Her previous church had burned her and she’d been unable to find another one that felt right so she had given up. Then out of the blue her daughter called and asked her to join her at this new church that had started. That’s when we first met Beverly Kirk 20 years ago. The whole clan came, her, her family, her brother and his family—I called them the choir section because they all sat together, off to the side, near the back of Masonic Lodge that we transformed each week to hold our services. We didn’t have much, but they didn’t either. But something clicked; I’m not sure what it was. The preaching was marginal, the music pitiful, and the place…well you can only do so much with a 50 year-old Masonic Lodge in the middle of a cornfield. I think it was just the purity of loving Jesus with all our hearts and wanting to live to honor Him that captured her heart.

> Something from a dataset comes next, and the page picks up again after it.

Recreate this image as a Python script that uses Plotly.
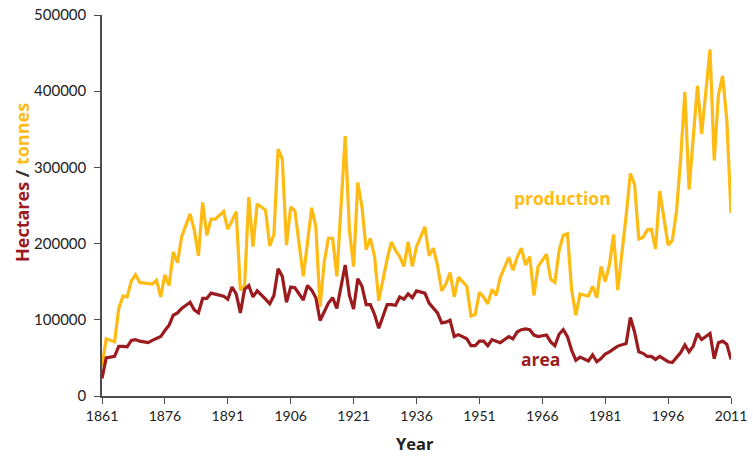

Bev and her husband Bob became part of our Ministry Team Leaders. We were a ragtag bunch of nobodies that had a vision to be a church that taught the Word of Faith, lived with a Spirit of Faith, and loved God and loved each other.  We sweated through 4 summers of church without air conditioning, but we finally bought our first building and it had 6 of them. Although our summers Sundays were much cooler our faith in God stayed hot. We had our issues; there were kids to be born, friends who died, the joy of marriages and pain of divorces, even some challenging family issues. But through it all Bev stayed strong in her faith, and she prayed. Not many days went by where she wasn’t praying for Bob, her kids, and her church. She and Bob loved our trips to Tulsa for our week of meetings at Rhema where we had attended Bible School. Her faith grew and her love for God and her family grew with it.

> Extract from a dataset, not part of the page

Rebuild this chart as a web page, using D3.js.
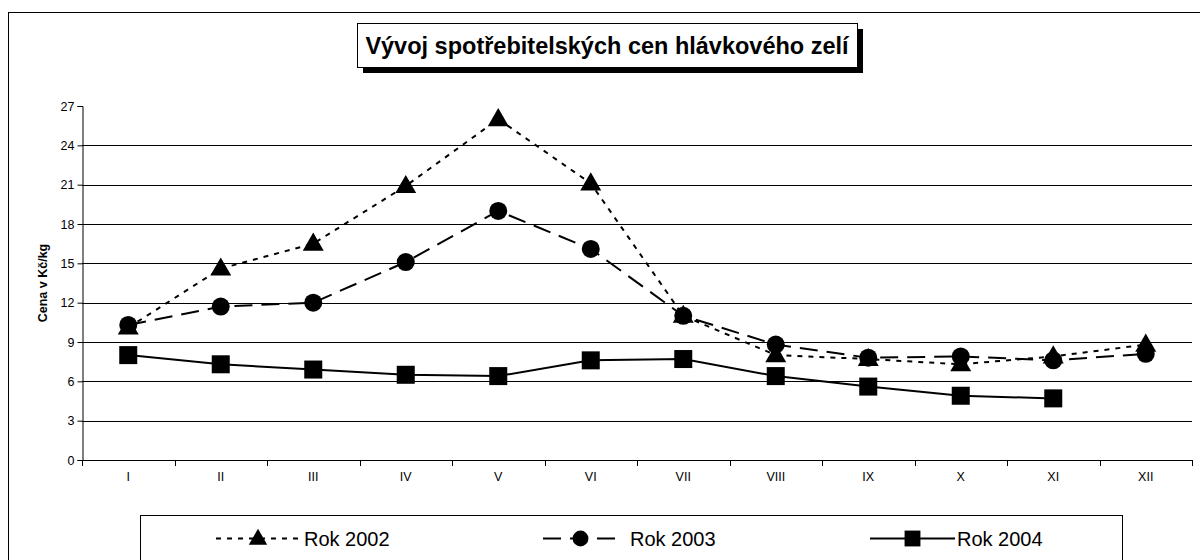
<!DOCTYPE html>
<html><head><meta charset="utf-8">
<script src="https://cdn.jsdelivr.net/npm/d3@7"></script>
<style>body{margin:0;background:#fff}svg{display:block;font-family:"Liberation Sans",Arial,sans-serif}</style>
</head><body>
<svg id="c" width="1200" height="560"></svg>
<script>
const months = ["I","II","III","IV","V","VI","VII","VIII","IX","X","XI","XII"];
const rok2002 = [10.1,14.6,16.5,20.9,26.0,21.1,11.0,8.0,7.7,7.3,7.9,8.8];
const rok2003 = [10.3,11.7,12.0,15.1,19.0,16.1,11.0,8.8,7.8,7.9,7.6,8.1];
const rok2004 = [8.0,7.3,6.9,6.5,6.4,7.6,7.7,6.4,5.6,4.9,4.7,null];
const yTicks = [0,3,6,9,12,15,18,21,24,27];
const seriesNames = ["Rok 2002","Rok 2003","Rok 2004"];

const svg = d3.select("#c");
// outer border
svg.append("rect").attr("x",8.5).attr("y",12.5).attr("width",1200).attr("height",600)
  .attr("fill","none").attr("stroke","#000").attr("stroke-width",1);

const x = d3.scaleBand().domain(months).range([82,1192]).padding(0);
const y = d3.scaleLinear().domain([0,27]).range([460,106]);

// gridlines
svg.append("g").selectAll("line").data(yTicks.filter(d=>d>0&&d<27)).join("line")
  .attr("x1",82).attr("x2",1192).attr("y1",d=>Math.round(y(d))+0.5).attr("y2",d=>Math.round(y(d))+0.5)
  .attr("stroke","#000").attr("stroke-width",1);

const yAxis = svg.append("g").attr("transform","translate(82.5,0)")
  .call(d3.axisLeft(y).tickValues(yTicks).tickSize(5).tickPadding(3));
const xAxis = svg.append("g").attr("transform","translate(0,460.5)")
  .call(d3.axisBottom(x).tickSize(0).tickPadding(12));
// category boundary ticks
svg.append("g").selectAll("line").data(d3.range(13)).join("line")
  .attr("x1",i=>Math.round(82+i*x.bandwidth())+0.5).attr("x2",i=>Math.round(82+i*x.bandwidth())+0.5)
  .attr("y1",460).attr("y2",466).attr("stroke","#000");
[yAxis,xAxis].forEach(a=>{a.selectAll("path").attr("stroke","#000");a.selectAll("line").attr("stroke","#000");
  a.selectAll("text").attr("font-family","Liberation Sans, Arial").attr("font-size",12.5).attr("fill","#000");});
xAxis.select("path").attr("d","M82,0H1192");

svg.append("text").attr("transform","translate(47,283) rotate(-90)").attr("text-anchor","middle")
  .attr("font-size",12.5).attr("font-weight","bold").text("Cena v Kč/kg");

// title
svg.append("rect").attr("x",363).attr("y",29).attr("width",500).attr("height",44).attr("fill","#000");
svg.append("rect").attr("x",357.5).attr("y",23.5).attr("width",500).attr("height",44).attr("fill","#fff").attr("stroke","#000");
svg.append("text").attr("x",607).attr("y",54).attr("text-anchor","middle").attr("font-size",23.5).attr("font-weight","bold")
  .text("Vývoj spotřebitelských cen hlávkového zelí");

const styles = [
  {data:rok2002,dash:"5,6",marker:"tri"},
  {data:rok2003,dash:"18,9",marker:"circ"},
  {data:rok2004,dash:null,marker:"sq"}
];
const line = d3.line().defined(d=>d.v!=null).x(d=>x(d.m)+x.bandwidth()/2).y(d=>y(d.v));
function marker(g,type,cx,cy,k){
  k = k||1;
  if(type==="tri") g.append("path").attr("d",d3.symbol(d3.symbolTriangle,190*k*k)()).attr("transform",`translate(${cx},${cy+1})`).attr("fill","#000");
  else if(type==="circ") g.append("circle").attr("cx",cx).attr("cy",cy).attr("r",9*k).attr("fill","#000");
  else g.append("rect").attr("x",cx-9*k).attr("y",cy-9*k).attr("width",18*k).attr("height",18*k).attr("fill","#000");
}
styles.forEach(s=>{
  const pts = months.map((m,i)=>({m,v:s.data[i]}));
  svg.append("path").attr("d",line(pts)).attr("fill","none").attr("stroke","#000").attr("stroke-width",2)
    .attr("stroke-dasharray",s.dash);
  const g = svg.append("g");
  pts.filter(p=>p.v!=null).forEach(p=>marker(g,s.marker,x(p.m)+x.bandwidth()/2,y(p.v)));
});

// legend
svg.append("rect").attr("x",140.5).attr("y",515.5).attr("width",982).attr("height",60).attr("fill","#fff").attr("stroke","#000");
const legPos = [[216,300,304],[543,618,630],[870,955,957]];
styles.forEach((s,i)=>{
  const [l0,l1,tx] = legPos[i], ly = 538.5;
  svg.append("line").attr("x1",l0).attr("x2",l1).attr("y1",ly).attr("y2",ly).attr("stroke","#000").attr("stroke-width",2)
    .attr("stroke-dasharray",s.dash);
  marker(svg,s.marker,(l0+l1)/2,ly,0.88);
  svg.append("text").attr("x",tx).attr("y",ly+7).attr("font-size",20).text(seriesNames[i]);
});
</script>
</body></html>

But it wasn’t until she faced some major health challenges that we saw just how strong her faith in Jesus her Healer had become. We lovingly called her a cat, because she seemed to have nine lives. More than once Bev, lying in a hospital room, stood on the Word as she fought through a serious health issue that would have taken out most of us. She was a woman of great faith, and it was that faith that extended her life many years.

In the world’s eyes Bev never had much. She lived in a modest home, drove a modest car, never wore fancy designer clothes, nor ate in the finest restaurants. She didn’t travel much, but she was very rich. She was extremely rich in the wealth of knowledge she possessed in the love that God had for her. She was rich in the love she received from her devoted husband, from her family and her friends. She was rich in an unwavering faith of a Jesus who loved her, and despite her flaws went to the cross for all of her sins and all of her diseases.

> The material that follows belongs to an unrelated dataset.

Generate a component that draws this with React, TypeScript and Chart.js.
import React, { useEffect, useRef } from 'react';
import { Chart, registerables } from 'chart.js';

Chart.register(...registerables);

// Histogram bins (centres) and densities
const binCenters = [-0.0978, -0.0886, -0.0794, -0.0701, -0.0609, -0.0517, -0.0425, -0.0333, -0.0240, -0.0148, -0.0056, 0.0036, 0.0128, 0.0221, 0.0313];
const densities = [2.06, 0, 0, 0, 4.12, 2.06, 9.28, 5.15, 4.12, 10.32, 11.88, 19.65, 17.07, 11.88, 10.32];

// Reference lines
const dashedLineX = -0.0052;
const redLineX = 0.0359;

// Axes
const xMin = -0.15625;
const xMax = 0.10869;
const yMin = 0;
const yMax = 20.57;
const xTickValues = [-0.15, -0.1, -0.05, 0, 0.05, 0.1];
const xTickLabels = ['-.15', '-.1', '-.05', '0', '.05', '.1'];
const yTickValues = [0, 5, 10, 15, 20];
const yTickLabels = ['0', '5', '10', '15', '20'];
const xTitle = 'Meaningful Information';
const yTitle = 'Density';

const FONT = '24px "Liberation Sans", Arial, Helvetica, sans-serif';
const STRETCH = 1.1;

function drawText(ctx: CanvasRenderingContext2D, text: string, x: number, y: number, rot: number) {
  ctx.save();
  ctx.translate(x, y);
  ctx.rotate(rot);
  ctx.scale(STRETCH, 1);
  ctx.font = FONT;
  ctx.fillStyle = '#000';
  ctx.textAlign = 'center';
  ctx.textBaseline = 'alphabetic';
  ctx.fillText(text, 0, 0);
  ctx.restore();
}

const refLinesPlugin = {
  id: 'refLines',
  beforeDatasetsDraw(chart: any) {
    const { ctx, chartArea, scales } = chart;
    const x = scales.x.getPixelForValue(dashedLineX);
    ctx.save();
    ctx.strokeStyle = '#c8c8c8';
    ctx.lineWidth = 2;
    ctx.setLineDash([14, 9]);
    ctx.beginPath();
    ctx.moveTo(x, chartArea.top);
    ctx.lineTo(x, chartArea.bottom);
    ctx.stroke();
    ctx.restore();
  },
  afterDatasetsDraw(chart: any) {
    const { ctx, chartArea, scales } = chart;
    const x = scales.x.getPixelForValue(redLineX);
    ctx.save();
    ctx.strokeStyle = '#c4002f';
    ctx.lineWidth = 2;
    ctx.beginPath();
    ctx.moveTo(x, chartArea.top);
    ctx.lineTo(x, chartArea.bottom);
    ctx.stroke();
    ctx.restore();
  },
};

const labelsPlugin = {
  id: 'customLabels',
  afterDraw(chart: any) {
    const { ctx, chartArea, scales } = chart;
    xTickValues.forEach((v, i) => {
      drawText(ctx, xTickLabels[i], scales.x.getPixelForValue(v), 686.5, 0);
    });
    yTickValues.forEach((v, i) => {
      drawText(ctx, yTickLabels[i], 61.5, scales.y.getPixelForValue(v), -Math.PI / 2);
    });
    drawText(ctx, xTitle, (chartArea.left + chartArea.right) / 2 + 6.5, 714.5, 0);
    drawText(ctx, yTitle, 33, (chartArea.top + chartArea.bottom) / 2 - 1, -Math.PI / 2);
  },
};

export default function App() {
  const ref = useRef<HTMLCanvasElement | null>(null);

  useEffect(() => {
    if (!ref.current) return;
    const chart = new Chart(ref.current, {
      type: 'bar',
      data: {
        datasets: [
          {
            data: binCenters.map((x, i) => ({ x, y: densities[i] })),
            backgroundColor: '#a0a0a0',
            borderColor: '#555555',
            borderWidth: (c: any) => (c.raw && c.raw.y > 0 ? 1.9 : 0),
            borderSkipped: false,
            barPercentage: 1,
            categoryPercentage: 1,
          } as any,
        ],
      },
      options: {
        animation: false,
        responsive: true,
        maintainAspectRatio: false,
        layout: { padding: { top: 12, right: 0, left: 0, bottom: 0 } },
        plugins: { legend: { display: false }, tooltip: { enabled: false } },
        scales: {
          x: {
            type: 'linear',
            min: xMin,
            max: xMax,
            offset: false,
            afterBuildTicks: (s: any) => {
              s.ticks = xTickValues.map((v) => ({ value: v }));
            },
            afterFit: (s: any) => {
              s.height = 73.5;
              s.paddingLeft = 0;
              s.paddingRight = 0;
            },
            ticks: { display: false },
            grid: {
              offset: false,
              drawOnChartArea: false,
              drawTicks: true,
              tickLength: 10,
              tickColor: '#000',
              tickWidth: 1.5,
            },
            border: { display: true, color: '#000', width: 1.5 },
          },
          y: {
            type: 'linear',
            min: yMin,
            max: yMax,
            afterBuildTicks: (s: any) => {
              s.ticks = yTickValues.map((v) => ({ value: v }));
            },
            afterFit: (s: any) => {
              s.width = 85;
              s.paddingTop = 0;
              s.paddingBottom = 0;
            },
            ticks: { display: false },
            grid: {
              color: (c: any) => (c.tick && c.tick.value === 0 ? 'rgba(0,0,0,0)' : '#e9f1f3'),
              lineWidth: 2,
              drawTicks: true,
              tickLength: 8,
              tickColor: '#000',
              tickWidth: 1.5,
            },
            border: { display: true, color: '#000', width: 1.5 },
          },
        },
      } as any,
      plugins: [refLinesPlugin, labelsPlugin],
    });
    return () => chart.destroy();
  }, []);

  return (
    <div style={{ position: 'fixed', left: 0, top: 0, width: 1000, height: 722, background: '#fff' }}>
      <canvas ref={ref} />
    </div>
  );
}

The last few years Bev, now in a wheelchair and on oxygen, she and Bob attended and graduated from our Epic School of Ministry. She was a woman of faith to the end and when the end was near she spoke of being satisfied and ready from meet Jesus face to face. She went out of this world the way a champion, a hero of faith should. She had said her goodbyes to her family, sang songs of worship and praise to the One who saved her, and then waited for us to come to her side to pray. You see we had gone out of town for a couple of days and so we called her Sunday afternoon, and asked her to stick around until Tuesday so that we could come to pray and say our goodbyes. We got to her side around 9:00am Tuesday morning and encouraged her to go in peace and be with Jesus. We prayed, thanked her for her walk of faith and the example she had been to her family and then we released her to heaven. Then in just a few hours later, with her family at her side, she departed peacefully to be with Him, forever.

Thank you Bev Kirk, for being faithful charter member of Valley Family Church for 20 years. Thank you for giving us time to learn how to be pastors. Thank you giving us some room to make mistakes and to learn from them. Thank you for not being critical when others were. Thank you for always having our backs and for always believing in us. Thanks for allowing us to be your pastors, and for the example of faith you have been to so many. We’re going to miss you. And don’t forget to tell Jesus what we told you, “Send help!”